How do I handle contractor vs employee classification?
Getting worker classification wrong is expensive. If the IRS determines someone you’ve been paying as a 1099 contractor is actually an employee, you owe back payroll taxes, penalties, and interest. You could also face claims for unpaid benefits, workers’ comp coverage, and overtime. These rules exist to prevent businesses from avoiding tax obligations by mislabeling employees as contractors.
The IRS uses three main factors to determine classification. These are behavioral control, financial control, and the type of relationship.
Behavioral control looks at who directs how the work gets done. If you tell someone when to show up, what tools to use, and how to complete each task, that points toward employee. If you hire someone to finish a specific scope and they decide how to accomplish it, that points toward contractor.
Financial control considers the business side. Contractors typically have significant investment in their own equipment, work for multiple clients, carry their own insurance, and have opportunity for profit or loss on a job. Employees use company equipment, work primarily for one employer, and get paid regardless of project outcome.
The type of relationship looks at the overall arrangement. Written contracts, permanence of the relationship, and whether benefits are provided all factor in. An ongoing, indefinite relationship without a contract looks more like employment than a contractor arrangement.
For general contractors and construction companies along the Wasatch Front, this usually breaks down clearly. Your crew members who show up daily, use your tools, follow your schedule, and work under direct supervision are employees. A plumber you hire to rough in a house who brings their own tools, carries their own liability and workers’ comp, works for other builders, and bills for the completed scope is a contractor.

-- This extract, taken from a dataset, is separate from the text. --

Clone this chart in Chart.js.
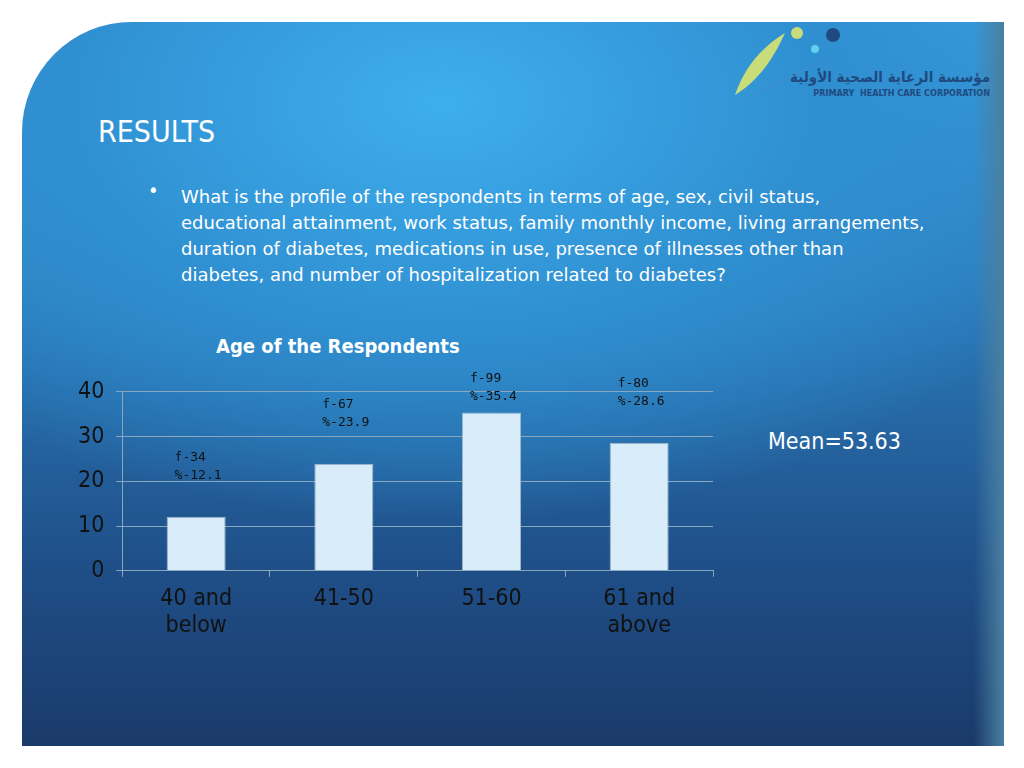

Problems happen when the lines blur. A “subcontractor” who only works for you, uses your equipment, and takes direction on how to perform every task isn’t really a subcontractor. Calling them one doesn’t change the legal reality. Agencies look at substance over labels when they audit.
Some warning signs of potential misclassification include the worker being with you for years without working for anyone else, not having their own business entity or contractor license, you providing all their tools, you controlling their daily schedule, or paying them hourly instead of by the job.
If you’re unsure about a specific worker, the IRS offers Form SS-8 to request a formal determination. Filing that form invites scrutiny though. A better first step is often reviewing the situation with a construction bookkeeper in American Fork who understands how the trades industry works and can help you evaluate your current setup before it becomes a problem.
Getting classification right from the start matters for your books too. Employees require payroll with tax withholding, quarterly filings, and labor law compliance. Legitimate subcontractors need W-9s, written contracts, and certificates of insurance. Mixing these up creates headaches at tax time and leaves you exposed if an agency decides to audit.